Write out the material exactly, without any of its pictures.

*****

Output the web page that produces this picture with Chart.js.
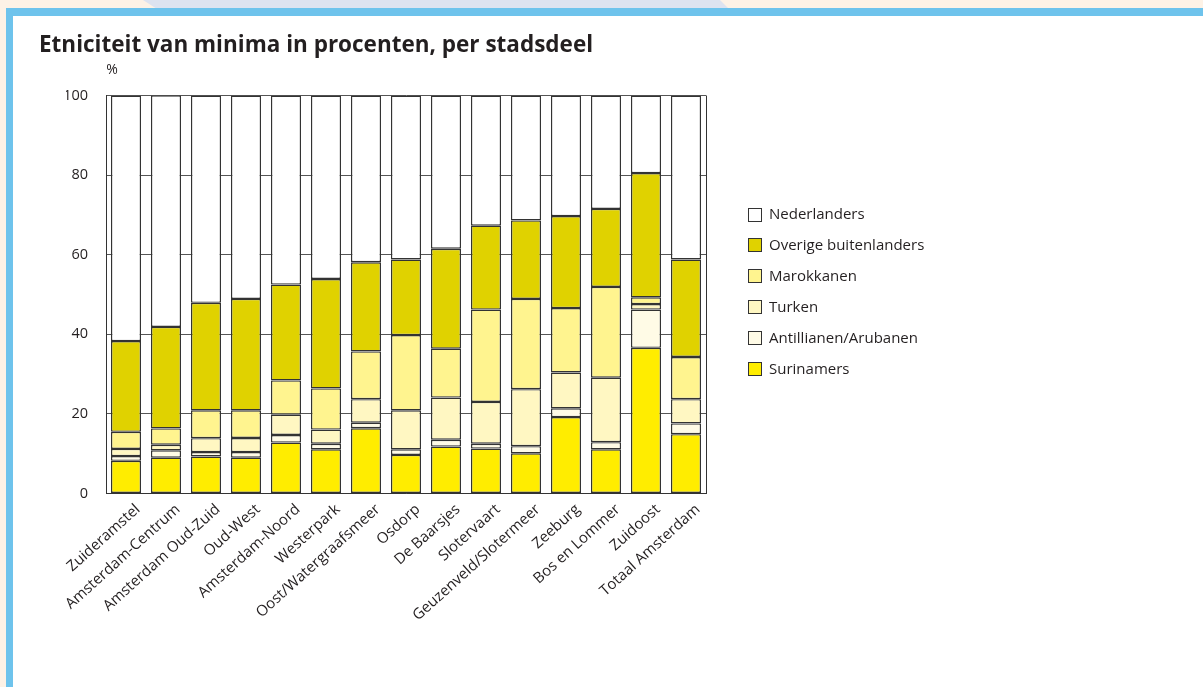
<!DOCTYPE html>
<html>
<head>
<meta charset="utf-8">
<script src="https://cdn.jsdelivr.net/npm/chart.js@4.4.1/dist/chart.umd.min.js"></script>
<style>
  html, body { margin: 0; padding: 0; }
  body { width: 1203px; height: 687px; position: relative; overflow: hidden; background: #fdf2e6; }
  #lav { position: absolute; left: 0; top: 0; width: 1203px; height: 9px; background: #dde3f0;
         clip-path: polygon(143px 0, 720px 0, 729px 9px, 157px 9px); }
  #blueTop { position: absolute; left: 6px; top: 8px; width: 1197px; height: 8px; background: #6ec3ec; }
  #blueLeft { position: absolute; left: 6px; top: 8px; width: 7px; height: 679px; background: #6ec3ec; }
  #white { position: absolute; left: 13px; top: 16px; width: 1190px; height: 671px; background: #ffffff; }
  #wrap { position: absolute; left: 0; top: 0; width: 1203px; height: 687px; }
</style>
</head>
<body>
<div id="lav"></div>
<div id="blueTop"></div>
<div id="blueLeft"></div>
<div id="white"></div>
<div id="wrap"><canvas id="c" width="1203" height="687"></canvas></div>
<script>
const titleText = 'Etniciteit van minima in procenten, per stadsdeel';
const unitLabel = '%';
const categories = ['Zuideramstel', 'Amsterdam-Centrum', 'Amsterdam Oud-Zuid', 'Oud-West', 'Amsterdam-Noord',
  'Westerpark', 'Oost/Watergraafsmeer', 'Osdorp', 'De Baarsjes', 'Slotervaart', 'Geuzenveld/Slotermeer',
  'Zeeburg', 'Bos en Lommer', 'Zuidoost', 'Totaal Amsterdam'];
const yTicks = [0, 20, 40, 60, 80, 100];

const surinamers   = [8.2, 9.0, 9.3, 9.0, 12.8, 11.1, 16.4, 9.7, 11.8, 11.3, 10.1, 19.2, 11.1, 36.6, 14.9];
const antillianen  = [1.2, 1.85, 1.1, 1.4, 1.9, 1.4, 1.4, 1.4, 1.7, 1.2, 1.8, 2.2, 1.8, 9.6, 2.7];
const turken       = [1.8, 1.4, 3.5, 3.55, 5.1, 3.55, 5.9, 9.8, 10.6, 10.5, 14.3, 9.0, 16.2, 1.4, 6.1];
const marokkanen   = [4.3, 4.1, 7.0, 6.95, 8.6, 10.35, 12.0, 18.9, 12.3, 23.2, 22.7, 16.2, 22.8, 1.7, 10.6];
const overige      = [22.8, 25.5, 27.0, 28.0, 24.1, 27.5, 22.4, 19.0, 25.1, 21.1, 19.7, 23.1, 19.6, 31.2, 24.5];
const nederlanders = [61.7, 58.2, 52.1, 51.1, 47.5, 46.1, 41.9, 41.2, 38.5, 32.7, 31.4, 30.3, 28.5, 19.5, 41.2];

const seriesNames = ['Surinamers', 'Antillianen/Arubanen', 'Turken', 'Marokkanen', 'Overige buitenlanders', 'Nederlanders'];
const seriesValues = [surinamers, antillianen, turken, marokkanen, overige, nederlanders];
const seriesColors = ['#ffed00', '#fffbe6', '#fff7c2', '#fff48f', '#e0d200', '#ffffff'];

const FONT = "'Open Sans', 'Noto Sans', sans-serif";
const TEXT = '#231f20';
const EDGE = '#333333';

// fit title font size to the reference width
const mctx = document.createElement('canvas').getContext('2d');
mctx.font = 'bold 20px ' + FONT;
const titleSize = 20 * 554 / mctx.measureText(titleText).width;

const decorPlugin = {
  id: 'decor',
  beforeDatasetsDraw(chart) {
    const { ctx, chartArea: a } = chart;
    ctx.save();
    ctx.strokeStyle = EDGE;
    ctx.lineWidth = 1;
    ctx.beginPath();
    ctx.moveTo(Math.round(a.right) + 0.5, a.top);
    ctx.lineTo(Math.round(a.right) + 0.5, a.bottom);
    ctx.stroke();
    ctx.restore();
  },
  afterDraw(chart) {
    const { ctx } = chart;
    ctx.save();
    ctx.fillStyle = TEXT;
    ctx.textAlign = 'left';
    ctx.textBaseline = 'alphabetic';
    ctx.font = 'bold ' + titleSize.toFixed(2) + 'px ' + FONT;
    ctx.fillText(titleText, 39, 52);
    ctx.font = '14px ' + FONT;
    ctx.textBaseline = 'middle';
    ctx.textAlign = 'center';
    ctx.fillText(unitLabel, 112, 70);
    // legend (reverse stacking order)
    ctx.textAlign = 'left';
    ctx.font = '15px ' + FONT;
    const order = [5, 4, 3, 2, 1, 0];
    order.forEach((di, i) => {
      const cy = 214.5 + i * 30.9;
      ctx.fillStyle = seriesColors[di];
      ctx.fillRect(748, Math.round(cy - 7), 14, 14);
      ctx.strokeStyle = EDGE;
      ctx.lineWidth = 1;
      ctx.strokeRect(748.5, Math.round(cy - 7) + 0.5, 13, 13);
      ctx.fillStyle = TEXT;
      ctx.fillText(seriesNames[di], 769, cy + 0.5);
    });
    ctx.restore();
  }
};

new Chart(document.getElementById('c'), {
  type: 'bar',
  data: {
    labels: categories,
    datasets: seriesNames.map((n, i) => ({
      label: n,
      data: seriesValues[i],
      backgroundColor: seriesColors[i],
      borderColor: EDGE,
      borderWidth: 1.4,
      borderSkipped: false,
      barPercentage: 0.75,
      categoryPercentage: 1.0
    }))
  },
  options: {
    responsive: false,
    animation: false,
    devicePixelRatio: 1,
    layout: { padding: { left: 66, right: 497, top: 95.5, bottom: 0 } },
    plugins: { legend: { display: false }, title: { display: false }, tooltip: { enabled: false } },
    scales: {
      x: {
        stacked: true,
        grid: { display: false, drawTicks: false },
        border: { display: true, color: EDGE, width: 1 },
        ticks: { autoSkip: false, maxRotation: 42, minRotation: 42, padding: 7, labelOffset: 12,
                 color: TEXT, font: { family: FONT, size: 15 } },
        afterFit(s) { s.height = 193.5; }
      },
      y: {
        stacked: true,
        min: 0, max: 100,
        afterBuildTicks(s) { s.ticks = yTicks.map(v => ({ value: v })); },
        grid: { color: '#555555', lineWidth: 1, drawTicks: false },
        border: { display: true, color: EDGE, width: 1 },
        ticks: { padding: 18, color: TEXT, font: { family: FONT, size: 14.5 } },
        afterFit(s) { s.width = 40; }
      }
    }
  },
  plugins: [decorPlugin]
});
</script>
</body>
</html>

*****

**Exercise solution**:
Output the web page that produces this picture with Chart.js.
<!DOCTYPE html>
<html>
<head>
<meta charset="utf-8">
<script src="https://cdn.jsdelivr.net/npm/chart.js@4.4.1/dist/chart.umd.min.js"></script>
<style>
  html, body { margin: 0; padding: 0; }
  body { width: 1203px; height: 687px; position: relative; overflow: hidden; background: #fdf2e6; }
  #lav { position: absolute; left: 0; top: 0; width: 1203px; height: 9px; background: #dde3f0;
         clip-path: polygon(143px 0, 720px 0, 729px 9px, 157px 9px); }
  #blueTop { position: absolute; left: 6px; top: 8px; width: 1197px; height: 8px; background: #6ec3ec; }
  #blueLeft { position: absolute; left: 6px; top: 8px; width: 7px; height: 679px; background: #6ec3ec; }
  #white { position: absolute; left: 13px; top: 16px; width: 1190px; height: 671px; background: #ffffff; }
  #wrap { position: absolute; left: 0; top: 0; width: 1203px; height: 687px; }
</style>
</head>
<body>
<div id="lav"></div>
<div id="blueTop"></div>
<div id="blueLeft"></div>
<div id="white"></div>
<div id="wrap"><canvas id="c" width="1203" height="687"></canvas></div>
<script>
const titleText = 'Etniciteit van minima in procenten, per stadsdeel';
const unitLabel = '%';
const categories = ['Zuideramstel', 'Amsterdam-Centrum', 'Amsterdam Oud-Zuid', 'Oud-West', 'Amsterdam-Noord',
  'Westerpark', 'Oost/Watergraafsmeer', 'Osdorp', 'De Baarsjes', 'Slotervaart', 'Geuzenveld/Slotermeer',
  'Zeeburg', 'Bos en Lommer', 'Zuidoost', 'Totaal Amsterdam'];
const yTicks = [0, 20, 40, 60, 80, 100];

const surinamers   = [8.2, 9.0, 9.3, 9.0, 12.8, 11.1, 16.4, 9.7, 11.8, 11.3, 10.1, 19.2, 11.1, 36.6, 14.9];
const antillianen  = [1.2, 1.85, 1.1, 1.4, 1.9, 1.4, 1.4, 1.4, 1.7, 1.2, 1.8, 2.2, 1.8, 9.6, 2.7];
const turken       = [1.8, 1.4, 3.5, 3.55, 5.1, 3.55, 5.9, 9.8, 10.6, 10.5, 14.3, 9.0, 16.2, 1.4, 6.1];
const marokkanen   = [4.3, 4.1, 7.0, 6.95, 8.6, 10.35, 12.0, 18.9, 12.3, 23.2, 22.7, 16.2, 22.8, 1.7, 10.6];
const overige      = [22.8, 25.5, 27.0, 28.0, 24.1, 27.5, 22.4, 19.0, 25.1, 21.1, 19.7, 23.1, 19.6, 31.2, 24.5];
const nederlanders = [61.7, 58.2, 52.1, 51.1, 47.5, 46.1, 41.9, 41.2, 38.5, 32.7, 31.4, 30.3, 28.5, 19.5, 41.2];

const seriesNames = ['Surinamers', 'Antillianen/Arubanen', 'Turken', 'Marokkanen', 'Overige buitenlanders', 'Nederlanders'];
const seriesValues = [surinamers, antillianen, turken, marokkanen, overige, nederlanders];
const seriesColors = ['#ffed00', '#fffbe6', '#fff7c2', '#fff48f', '#e0d200', '#ffffff'];

const FONT = "'Open Sans', 'Noto Sans', sans-serif";
const TEXT = '#231f20';
const EDGE = '#333333';

// fit title font size to the reference width
const mctx = document.createElement('canvas').getContext('2d');
mctx.font = 'bold 20px ' + FONT;
const titleSize = 20 * 554 / mctx.measureText(titleText).width;

const decorPlugin = {
  id: 'decor',
  beforeDatasetsDraw(chart) {
    const { ctx, chartArea: a } = chart;
    ctx.save();
    ctx.strokeStyle = EDGE;
    ctx.lineWidth = 1;
    ctx.beginPath();
    ctx.moveTo(Math.round(a.right) + 0.5, a.top);
    ctx.lineTo(Math.round(a.right) + 0.5, a.bottom);
    ctx.stroke();
    ctx.restore();
  },
  afterDraw(chart) {
    const { ctx } = chart;
    ctx.save();
    ctx.fillStyle = TEXT;
    ctx.textAlign = 'left';
    ctx.textBaseline = 'alphabetic';
    ctx.font = 'bold ' + titleSize.toFixed(2) + 'px ' + FONT;
    ctx.fillText(titleText, 39, 52);
    ctx.font = '14px ' + FONT;
    ctx.textBaseline = 'middle';
    ctx.textAlign = 'center';
    ctx.fillText(unitLabel, 112, 70);
    // legend (reverse stacking order)
    ctx.textAlign = 'left';
    ctx.font = '15px ' + FONT;
    const order = [5, 4, 3, 2, 1, 0];
    order.forEach((di, i) => {
      const cy = 214.5 + i * 30.9;
      ctx.fillStyle = seriesColors[di];
      ctx.fillRect(748, Math.round(cy - 7), 14, 14);
      ctx.strokeStyle = EDGE;
      ctx.lineWidth = 1;
      ctx.strokeRect(748.5, Math.round(cy - 7) + 0.5, 13, 13);
      ctx.fillStyle = TEXT;
      ctx.fillText(seriesNames[di], 769, cy + 0.5);
    });
    ctx.restore();
  }
};

new Chart(document.getElementById('c'), {
  type: 'bar',
  data: {
    labels: categories,
    datasets: seriesNames.map((n, i) => ({
      label: n,
      data: seriesValues[i],
      backgroundColor: seriesColors[i],
      borderColor: EDGE,
      borderWidth: 1.4,
      borderSkipped: false,
      barPercentage: 0.75,
      categoryPercentage: 1.0
    }))
  },
  options: {
    responsive: false,
    animation: false,
    devicePixelRatio: 1,
    layout: { padding: { left: 66, right: 497, top: 95.5, bottom: 0 } },
    plugins: { legend: { display: false }, title: { display: false }, tooltip: { enabled: false } },
    scales: {
      x: {
        stacked: true,
        grid: { display: false, drawTicks: false },
        border: { display: true, color: EDGE, width: 1 },
        ticks: { autoSkip: false, maxRotation: 42, minRotation: 42, padding: 7, labelOffset: 12,
                 color: TEXT, font: { family: FONT, size: 15 } },
        afterFit(s) { s.height = 193.5; }
      },
      y: {
        stacked: true,
        min: 0, max: 100,
        afterBuildTicks(s) { s.ticks = yTicks.map(v => ({ value: v })); },
        grid: { color: '#555555', lineWidth: 1, drawTicks: false },
        border: { display: true, color: EDGE, width: 1 },
        ticks: { padding: 18, color: TEXT, font: { family: FONT, size: 14.5 } },
        afterFit(s) { s.width = 40; }
      }
    }
  },
  plugins: [decorPlugin]
});
</script>
</body>
</html>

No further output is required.